Starting with the first line of the listing, quote each line exactly until and including the one with "(8,10) -- (8,592);", leaving pictures out.

Dataset items
◆ ◆ ◆
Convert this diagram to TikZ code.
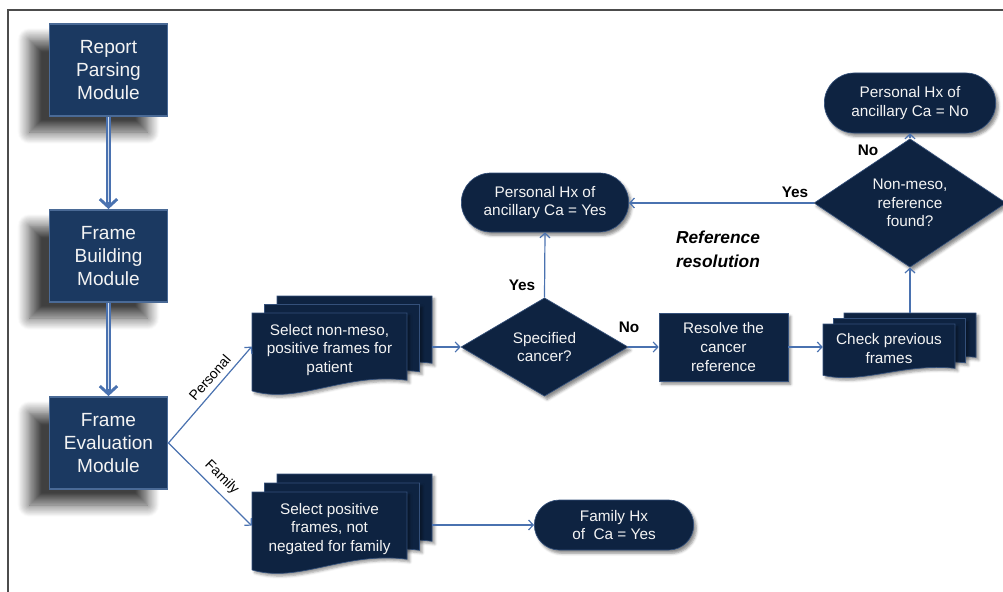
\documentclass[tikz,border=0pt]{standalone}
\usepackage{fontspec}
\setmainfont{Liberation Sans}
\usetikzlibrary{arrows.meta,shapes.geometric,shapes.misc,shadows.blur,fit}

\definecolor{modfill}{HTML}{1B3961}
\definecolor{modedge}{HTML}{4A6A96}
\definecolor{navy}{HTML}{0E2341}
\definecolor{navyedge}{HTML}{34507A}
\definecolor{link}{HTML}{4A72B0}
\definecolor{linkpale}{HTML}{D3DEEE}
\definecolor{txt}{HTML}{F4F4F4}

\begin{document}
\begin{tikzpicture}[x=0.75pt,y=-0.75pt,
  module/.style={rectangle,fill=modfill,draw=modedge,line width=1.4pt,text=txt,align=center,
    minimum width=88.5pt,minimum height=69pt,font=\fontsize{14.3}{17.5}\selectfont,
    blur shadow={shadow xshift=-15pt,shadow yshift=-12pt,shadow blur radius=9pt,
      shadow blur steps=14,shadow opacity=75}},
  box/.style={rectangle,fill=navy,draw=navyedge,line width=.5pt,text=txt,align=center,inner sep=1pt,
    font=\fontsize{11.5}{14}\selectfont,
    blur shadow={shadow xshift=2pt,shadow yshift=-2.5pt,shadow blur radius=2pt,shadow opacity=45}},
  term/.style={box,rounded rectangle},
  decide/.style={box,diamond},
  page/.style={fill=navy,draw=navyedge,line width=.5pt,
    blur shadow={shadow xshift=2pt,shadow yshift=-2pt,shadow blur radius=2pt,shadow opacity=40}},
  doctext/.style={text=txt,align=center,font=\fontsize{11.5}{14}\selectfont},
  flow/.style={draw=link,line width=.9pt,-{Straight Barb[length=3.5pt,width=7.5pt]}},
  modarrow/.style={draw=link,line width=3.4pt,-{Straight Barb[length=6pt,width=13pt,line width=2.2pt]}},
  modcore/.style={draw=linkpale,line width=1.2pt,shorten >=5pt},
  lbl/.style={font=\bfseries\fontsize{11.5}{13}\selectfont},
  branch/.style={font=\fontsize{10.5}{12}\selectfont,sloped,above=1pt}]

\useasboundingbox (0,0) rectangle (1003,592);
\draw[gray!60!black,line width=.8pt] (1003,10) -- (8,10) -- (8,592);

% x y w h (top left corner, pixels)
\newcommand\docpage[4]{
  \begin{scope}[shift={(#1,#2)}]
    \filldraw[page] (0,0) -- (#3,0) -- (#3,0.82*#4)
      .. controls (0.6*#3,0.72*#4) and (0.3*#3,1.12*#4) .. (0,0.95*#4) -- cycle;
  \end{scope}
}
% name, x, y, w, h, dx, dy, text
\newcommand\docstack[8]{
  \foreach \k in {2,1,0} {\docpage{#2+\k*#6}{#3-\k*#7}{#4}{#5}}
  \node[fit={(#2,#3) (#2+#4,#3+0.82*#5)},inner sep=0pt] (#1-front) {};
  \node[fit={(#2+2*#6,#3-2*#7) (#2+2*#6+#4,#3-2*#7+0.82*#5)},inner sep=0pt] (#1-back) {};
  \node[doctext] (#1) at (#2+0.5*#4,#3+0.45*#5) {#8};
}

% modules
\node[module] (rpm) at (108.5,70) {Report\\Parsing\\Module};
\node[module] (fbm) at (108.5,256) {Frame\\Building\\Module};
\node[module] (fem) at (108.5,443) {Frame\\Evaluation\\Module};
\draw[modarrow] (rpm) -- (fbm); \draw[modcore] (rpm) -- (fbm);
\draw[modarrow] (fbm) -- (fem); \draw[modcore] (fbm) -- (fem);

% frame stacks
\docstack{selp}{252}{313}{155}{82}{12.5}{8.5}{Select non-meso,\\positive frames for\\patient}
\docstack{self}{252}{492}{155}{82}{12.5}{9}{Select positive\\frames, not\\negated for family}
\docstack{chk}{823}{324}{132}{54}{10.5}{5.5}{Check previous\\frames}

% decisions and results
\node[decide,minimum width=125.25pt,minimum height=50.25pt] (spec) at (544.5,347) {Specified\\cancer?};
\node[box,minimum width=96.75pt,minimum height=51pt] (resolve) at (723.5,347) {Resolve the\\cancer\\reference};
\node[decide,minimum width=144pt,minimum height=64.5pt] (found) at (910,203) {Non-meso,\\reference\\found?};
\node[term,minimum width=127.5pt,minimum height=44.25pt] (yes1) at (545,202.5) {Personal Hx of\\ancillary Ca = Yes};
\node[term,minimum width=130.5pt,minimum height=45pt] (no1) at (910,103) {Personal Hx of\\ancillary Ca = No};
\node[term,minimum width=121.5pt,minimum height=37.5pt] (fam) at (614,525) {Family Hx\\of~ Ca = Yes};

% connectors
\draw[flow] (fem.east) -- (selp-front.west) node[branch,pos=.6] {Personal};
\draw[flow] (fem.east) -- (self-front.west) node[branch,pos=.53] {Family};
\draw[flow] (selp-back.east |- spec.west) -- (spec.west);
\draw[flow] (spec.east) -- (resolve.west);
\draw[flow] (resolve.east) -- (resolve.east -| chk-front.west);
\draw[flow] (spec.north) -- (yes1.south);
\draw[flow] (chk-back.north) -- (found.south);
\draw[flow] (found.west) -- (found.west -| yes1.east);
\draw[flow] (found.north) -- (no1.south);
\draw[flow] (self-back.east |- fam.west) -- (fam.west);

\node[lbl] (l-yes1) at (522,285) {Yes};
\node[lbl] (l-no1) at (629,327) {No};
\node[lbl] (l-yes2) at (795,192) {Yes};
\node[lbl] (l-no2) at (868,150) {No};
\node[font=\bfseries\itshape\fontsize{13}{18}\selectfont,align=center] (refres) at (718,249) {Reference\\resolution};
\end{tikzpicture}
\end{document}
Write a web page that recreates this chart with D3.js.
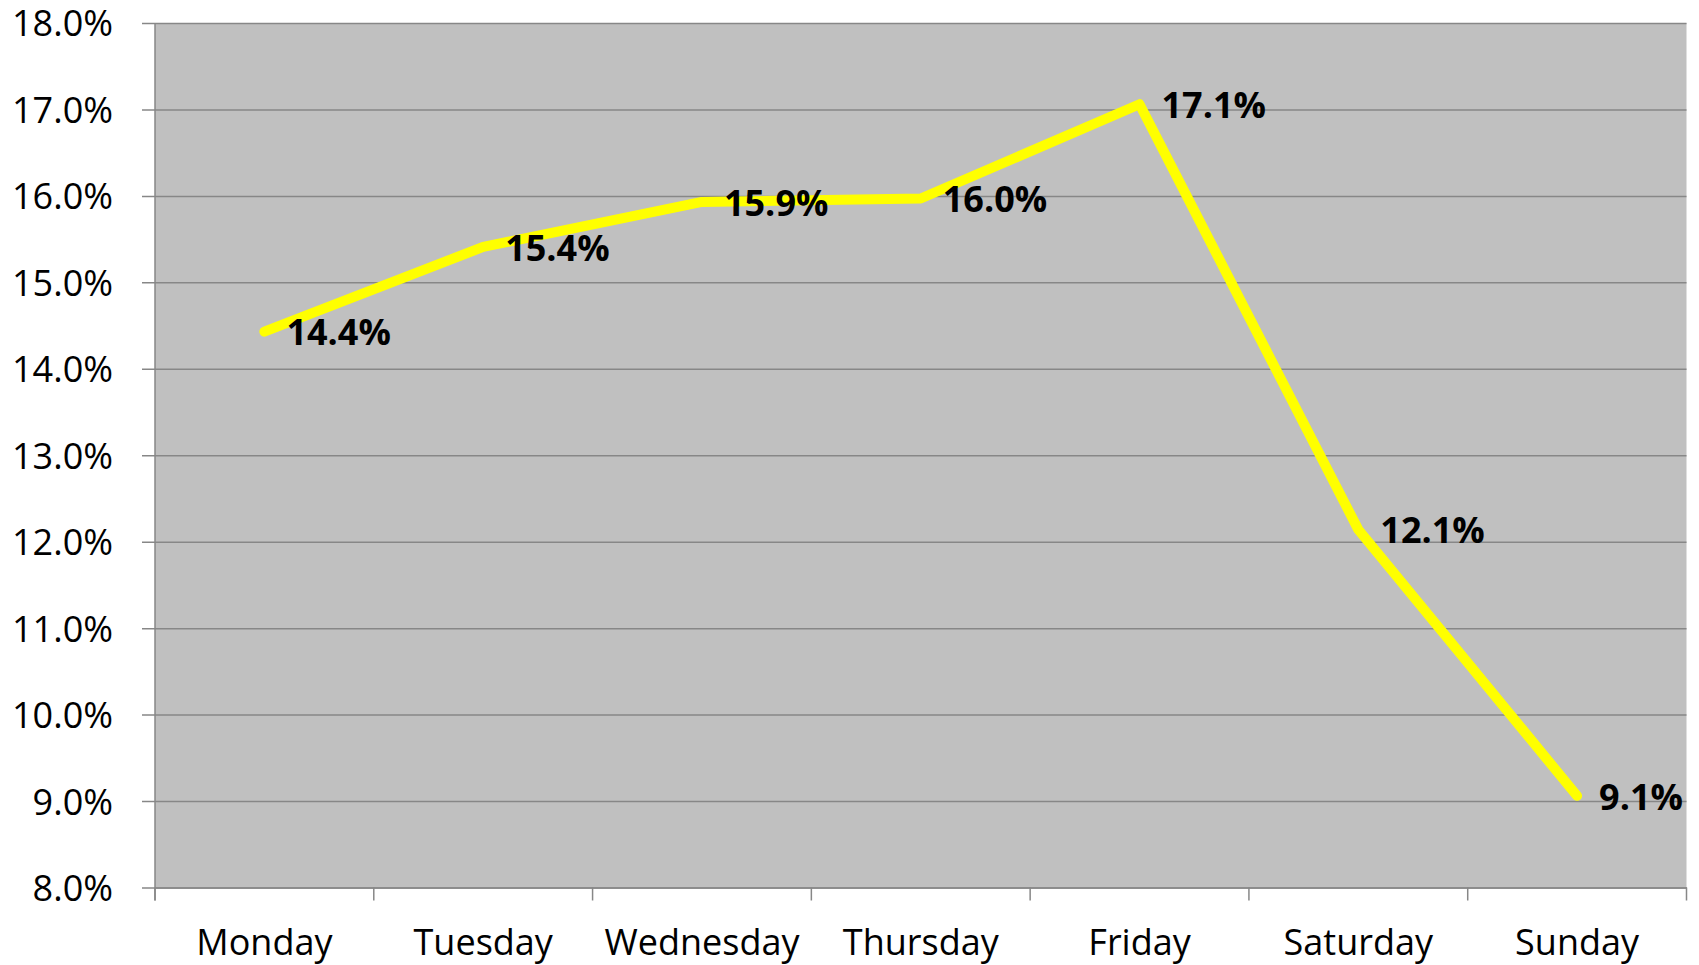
◆ ◆ ◆
Reply >>
Convert this diagram to TikZ code.
\documentclass[tikz,border=0pt]{standalone}
\usepackage{fontspec}
\setmainfont{Liberation Sans}
\usetikzlibrary{arrows.meta,shapes.geometric,shapes.misc,shadows.blur,fit}

\definecolor{modfill}{HTML}{1B3961}
\definecolor{modedge}{HTML}{4A6A96}
\definecolor{navy}{HTML}{0E2341}
\definecolor{navyedge}{HTML}{34507A}
\definecolor{link}{HTML}{4A72B0}
\definecolor{linkpale}{HTML}{D3DEEE}
\definecolor{txt}{HTML}{F4F4F4}

\begin{document}
\begin{tikzpicture}[x=0.75pt,y=-0.75pt,
  module/.style={rectangle,fill=modfill,draw=modedge,line width=1.4pt,text=txt,align=center,
    minimum width=88.5pt,minimum height=69pt,font=\fontsize{14.3}{17.5}\selectfont,
    blur shadow={shadow xshift=-15pt,shadow yshift=-12pt,shadow blur radius=9pt,
      shadow blur steps=14,shadow opacity=75}},
  box/.style={rectangle,fill=navy,draw=navyedge,line width=.5pt,text=txt,align=center,inner sep=1pt,
    font=\fontsize{11.5}{14}\selectfont,
    blur shadow={shadow xshift=2pt,shadow yshift=-2.5pt,shadow blur radius=2pt,shadow opacity=45}},
  term/.style={box,rounded rectangle},
  decide/.style={box,diamond},
  page/.style={fill=navy,draw=navyedge,line width=.5pt,
    blur shadow={shadow xshift=2pt,shadow yshift=-2pt,shadow blur radius=2pt,shadow opacity=40}},
  doctext/.style={text=txt,align=center,font=\fontsize{11.5}{14}\selectfont},
  flow/.style={draw=link,line width=.9pt,-{Straight Barb[length=3.5pt,width=7.5pt]}},
  modarrow/.style={draw=link,line width=3.4pt,-{Straight Barb[length=6pt,width=13pt,line width=2.2pt]}},
  modcore/.style={draw=linkpale,line width=1.2pt,shorten >=5pt},
  lbl/.style={font=\bfseries\fontsize{11.5}{13}\selectfont},
  branch/.style={font=\fontsize{10.5}{12}\selectfont,sloped,above=1pt}]

\useasboundingbox (0,0) rectangle (1003,592);
\draw[gray!60!black,line width=.8pt] (1003,10) -- (8,10) -- (8,592);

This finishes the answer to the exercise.